Micro-credentials and skill badges can track real capability instead of seat time. Students leave with proof they can do the work, not just that they attended the course.
- Align assignments to specific skills (e.g., data cleaning, client brief writing, prompt crafting).
- Use AI to scan job postings and industry frameworks to keep outcomes current.
- Partner with departments on cross-course skill maps that reduce duplicate content.
Give Faculty Time Back (Without Losing Quality)
The best AI use cases don't replace judgment. They reduce busywork so you can teach. Think draft feedback, rubric suggestions, pattern spotting, and content outlines you refine-not rubber-stamp.
- Generate first-draft feedback tied to your rubric; personalize the top three action items.
- Use speech-to-text to summarize office hours, then send a quick recap with resources.
- Create varied practice problems with worked solutions; rotate versions to discourage shortcuts.
Assessment That Encourages Thinking, Not Copy-Paste
AI is here, and students will use it. Design for that reality. Ask for process, not just final answers. Require reflection on how tools were used and why choices were made.
- Use staged work: outline, draft, sources, final. Short oral checks keep students honest and confident.
- Focus on applied tasks: data interpretation, client scenarios, code reviews, policy critiques.
- Let students disclose AI use with a simple statement of tools used and how they helped.
Data, Ethics, and Guardrails
Trust is built on clear rules. Explain what data you collect, why, and who sees it.
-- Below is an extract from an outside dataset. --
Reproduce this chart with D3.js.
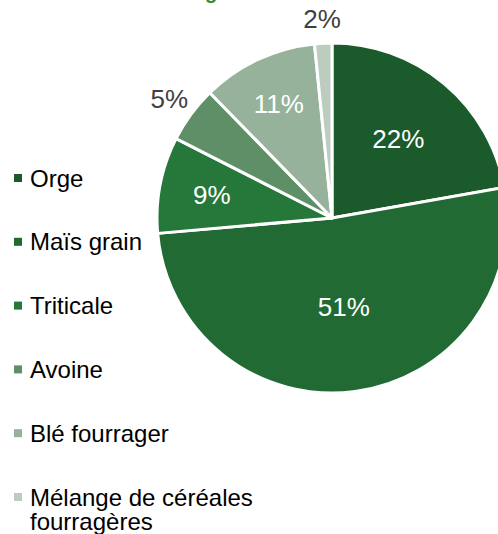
<!DOCTYPE html>
<html>
<head>
<meta charset="utf-8">
<script src="https://cdn.jsdelivr.net/npm/d3@7"></script>
<style>
html,body{margin:0;padding:0;background:#fff;}
svg{display:block;font-family:"Liberation Sans",Arial,sans-serif;}
</style>
</head>
<body>
<svg id="chart" width="498" height="534"></svg>
<script>
// ---- data ----
const categories = ["Orge", "Maïs grain", "Triticale", "Avoine", "Blé fourrager", "Mélange de céréales fourragères"];
const legendLines = [["Orge"], ["Maïs grain"], ["Triticale"], ["Avoine"], ["Blé fourrager"], ["Mélange de céréales", "fourragères"]];
const shares = [22.2, 51.4, 8.9, 5.2, 10.7, 1.6];
const percentLabels = ["22%", "51%", "9%", "5%", "11%", "2%"];
const title = "Céréales fourragères";

// ---- style / layout ----
const colors = ["#1b5a2a", "#226a33", "#26773a", "#5e8f67", "#97b29a", "#bccdbf"];
const labelRadiusFactor = [0.59, 0.51, 0.70, 1.155, 0.72, 1.14];
const insideLabel = [true, true, true, false, true, false];

const W = 498, H = 534;
const cx = 332, cy = 218, R = 175;
const svg = d3.select("#chart");

// title (cut off at top, as in the reference)
const t = svg.append("text")
  .attr("x", 0).attr("y", -1)
  .attr("font-size", 20).attr("font-weight", "bold")
  .attr("fill", "#2a8a3e")
  .text(title);
const gi = title.indexOf("g");
const gx = t.node().getStartPositionOfChar(gi).x;
t.attr("x", 205 - gx);

const pie = d3.pie().sort(null).value(d => d).startAngle(0).endAngle(2 * Math.PI);
const arcs = pie(shares);
const arc = d3.arc().innerRadius(0).outerRadius(R);

const g = svg.append("g").attr("transform", `translate(${cx},${cy})`);
g.selectAll("path.slice").data(arcs).join("path")
  .attr("class", "slice")
  .attr("d", arc)
  .attr("fill", (d, i) => colors[i])
  .attr("stroke", "#fff")
  .attr("stroke-width", 3)
  .attr("stroke-linejoin", "round");

g.selectAll("text.lbl").data(arcs).join("text")
  .attr("class", "lbl")
  .attr("transform", (d, i) => {
    const r = R * labelRadiusFactor[i];
    const c = d3.arc().innerRadius(r).outerRadius(r).centroid(d);
    return `translate(${c[0]},${c[1]})`;
  })
  .attr("text-anchor", "middle")
  .attr("dy", "0.36em")
  .attr("font-size", 26)
  .attr("fill", (d, i) => insideLabel[i] ? "#ffffff" : "#404040")
  .text((d, i) => percentLabels[i]);

// legend
const legY = d3.scalePoint().domain(categories).range([178, 497]);
const leg = svg.append("g");
categories.forEach((c, i) => {
  const y = legY(c);
  leg.append("rect").attr("x", 14).attr("y", y - 4).attr("width", 8).attr("height", 8).attr("fill", colors[i]);
  const tx = leg.append("text").attr("x", 30).attr("y", y)
    .attr("font-size", 24).attr("fill", "#000");
  legendLines[i].forEach((ln, j) => {
    tx.append("tspan").attr("x", 30).attr("dy", j === 0 ? "0.36em" : 24).text(ln);
  });
});
</script>
</body>
</html>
Give students a channel to ask questions or opt out of nonessential tracking.
- Run bias checks on models and prompts that affect student outcomes.
- Store the minimum data needed; set retention timelines.
- Document your AI use policy in the syllabus and the LMS.
For a sector-focused primer on data-informed student success, EDUCAUSE has practical resources here.
Implementation Playbook (Start Small, Prove Value)
- Pick one use case: early alerts in gateway courses, adaptive practice in high-failure modules, or AI-drafted feedback in writing-heavy classes.
- Define success up front: drop/withdraw/fail rates, time to feedback, attendance boosts, or engagement metrics inside the LMS.
- Integrate with your LMS: minimize extra logins; surface help where students already work.
- Train the humans: 90 minutes on prompt basics, rubric tuning, bias checks, and data policies goes a long way.
- Close the loop: share wins and misses with faculty councils and student reps; iterate each term.
Your Starter Stack
- LMS + LTI plug-ins: keep workflows simple.
- Data layer: connect attendance, assessments, activity logs, advising notes.
- Analytics and early-alerts: dashboards with clear thresholds and next steps.
- Authoring tools: generate drafts of quizzes, cases, and practice sets that faculty refine.
- Governance: procurement, privacy review, accessibility checks, and an AI use policy.
Year-One Wins to Aim For
- 5-10% reduction in DFW rates in targeted courses.
- Faster feedback cycles (hours, not days) on low-stakes work.
- Higher attendance after early outreach triggers.
- Clear evidence that learning outcomes align with current job skills.
Common Pitfalls (And How to Avoid Them)
- Too many tools: pick a few that integrate well; retire the rest.
- No faculty buy-in: pilot with champions; showcase their results in department meetings.
- Opaque policies: publish a simple guide for students and faculty; update it each term.
- Automation overreach: keep human review for anything high-stakes.
Where to Skill Up Your Team
If you're building faculty and staff capability, explore focused AI training for education roles here and a catalog of the latest practical courses here. Short, hands-on modules beat theory-heavy workshops.
The Bottom Line
AI won't replace good teaching. It clears the path for it. Start where the pain is obvious, measure what matters, and keep people at the center.
Students get timely help. Faculty get time back. Institutions get outcomes they can stand behind. That's the shift worth making now.